I had to meet a colleague, my Archdeacon, to prepare a report together for our Bishop. I have been to her home many times before and was aware that there is a bus stop right outside her house, served by the good (for Lincolnshire) bus service between Grantham and Lincoln. I arranged the meeting mid-morning so as to stand some chance of getting there from Stamford and set off to the bus station to get the number 4 bus to Grantham, where I would change for the Lincoln bus.
This bus has pretensions to being an airliner! |
At the bus station I joined a handful of passengers waiting by a small bus for the driver to arrive and start the boarding. It was not much more than a minibus and my seat was really only just big enough, the seat beside me being needed for my briefcase, so it is as well that the bus was not fully loaded! The same four people, including myself, remained the only passengers all the way through the outskirts of Stamford and into the Rutland countryside at Ryhall. No-one got on or off through several further villages, back into Lincolnshire. I have travelled these lanes and visited these villages on and off since I was about six years old, but always by car: from the bus, even a little bus, I saw far more of the scenery. It was a lovely, sunny day and everything looked wonderful, especially through the Holywell estate. I can thoroughly recommend a trip on the number 4 just for the ride, and some of the villages have some pretty decent pubs, too ... a summer outing is taking shape in my head! On some of the winding roads, the advice to wear seat belts (how many buses even have those?) was probably wise!

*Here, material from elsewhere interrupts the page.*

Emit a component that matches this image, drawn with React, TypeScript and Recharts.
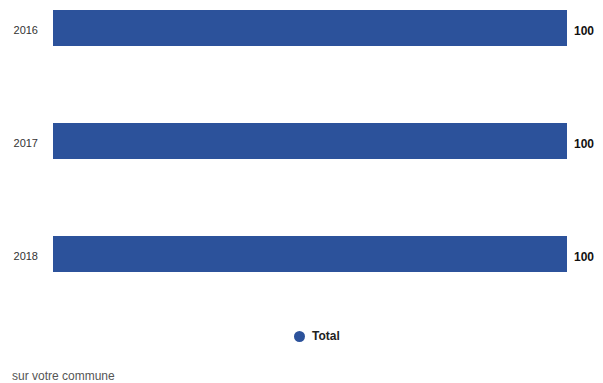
import React from 'react';
import { BarChart, Bar, XAxis, YAxis, Legend, LabelList } from 'recharts';

const years = ['2016', '2017', '2018'];
const totals = [100, 100, 100];
const seriesName = 'Total';
const footnote = 'sur votre commune';

const data = years.map((y, i) => ({ year: y, total: totals[i] }));

const BLUE = '#2c529b';
const FONT = '"Liberation Sans", Arial, sans-serif';

const LegendContent = () => (
  <div style={{ display: 'flex', alignItems: 'center', fontFamily: FONT }}>
    <span
      style={{
        display: 'inline-block',
        width: 11,
        height: 11,
        borderRadius: '50%',
        background: BLUE,
        marginRight: 7,
      }}
    />
    <span style={{ fontSize: 12, fontWeight: 'bold', color: '#222' }}>{seriesName}</span>
  </div>
);

export default function App() {
  return (
    <div style={{ position: 'absolute', left: 0, top: 0, width: 603, height: 383, overflow: 'hidden', background: '#fff' }}>
      <div style={{ position: 'absolute', left: 0, top: -29 }}>
        <BarChart
          width={603}
          height={412}
          data={data}
          layout="vertical"
          margin={{ top: 0, right: 36, bottom: 73, left: 0 }}
        >
          <XAxis type="number" domain={[0, 100]} hide />
          <YAxis
            type="category"
            dataKey="year"
            width={53}
            axisLine={false}
            tickLine={false}
            tickMargin={9}
            tick={{ fontSize: 11, fill: '#333', fontFamily: FONT, dy: 2.5 }}
          />
          <Legend
            layout="horizontal"
            verticalAlign="middle"
            content={<LegendContent />}
            wrapperStyle={{ top: 358, left: 294, width: 120 }}
          />
          <Bar dataKey="total" name={seriesName} fill={BLUE} barSize={36} isAnimationActive={false}>
            <LabelList
              dataKey="total"
              position="right"
              offset={7}
              style={{ fontSize: 12, fontWeight: 'bold', fill: '#111', fontFamily: FONT, transform: 'translateY(2.5px)' }}
            />
          </Bar>
        </BarChart>
      </div>
      <div
        style={{
          position: 'absolute',
          left: 12,
          top: 369,
          fontSize: 12,
          color: '#555',
          fontFamily: FONT,
          lineHeight: '15px',
        }}
      >
        {footnote}
      </div>
    </div>
  );
}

After a delightful run through the Lincolnshire countryside the bus made its way to Grantham bus station where I had a few minutes to spare before my onward connection. I checked with the driver when and where to get the bus back if my meeting finished in time, but I was fairly sure that it would not and that I'd be looking a train back from Grantham.The bus I needed was Stagecoach route 1 for Lincoln, and I'd be getting off in Welbourn at the stop called "The Old Rectory", right by the gateway of what has now become the Archdeacon's house. This was a full-sized double-deck bus with even better views of the countryside, again on a road I have driven many a time but only once before by bus, and that was long ago when a meeting in Lincoln overran causing me to miss my train back to Grantham where I then lived, so I had to go to the bus station, then at St Mark's, to get a green Lincolnshire Road Car home. It took ages compared with the train, and I was late already, but in those days it was buses that were always there for us when everything else had packed up. Now it is the buses that pack up while the trains often continue until late. Funny how it goes.
Not quite sure what my Archdeacon was trying to tell me with this mug |
I was in no hurry to get home and had an invitation to my son's home in Hampton, Peterborough, so on arrival in Peterborough I made my way to the bus station and instead of taking the bus home I took the bus to Hampton, the end of a day of local adventure.
Now, all of this could have been done by car, and yes, it would probably have been "quicker" but it seems to me that car travel is often simply tedious even if it is quicker. I did not have to drive, I had a great view of the scenery, on the train part of the trip I was able to get ahead with the things I had undertaken to do at my meeting. As a senior citizen, of course, my expenses claim was just for the short one-way train trip on the return, far less than the mileage would have been at 45p a mile (which with today's petrol price is probably not enough to cover essential car use anyway). And it was fun! I have longed for a reason to take that bus number 4 which, it seems to me, would also be great for getting to or from some country walks.
It is easy to believe, especially in a county like Lincolnshire or Rutland, that without a car it is impossible to get about, but it is not impossible. It is not always very convenient, though, and we look forward, with no confidence at all, to the "London style" bus services we should get as part of the levelling-up agenda. Or at least buses that run all day and every day. Or for some places any bus at all ... but meanwhile, even now there are more useful bus routes than we sometimes think, and by bus and train it is quite possible to make some quite complex journeys, and even to do spontaneous things. But it does need rather more thought than it might in London.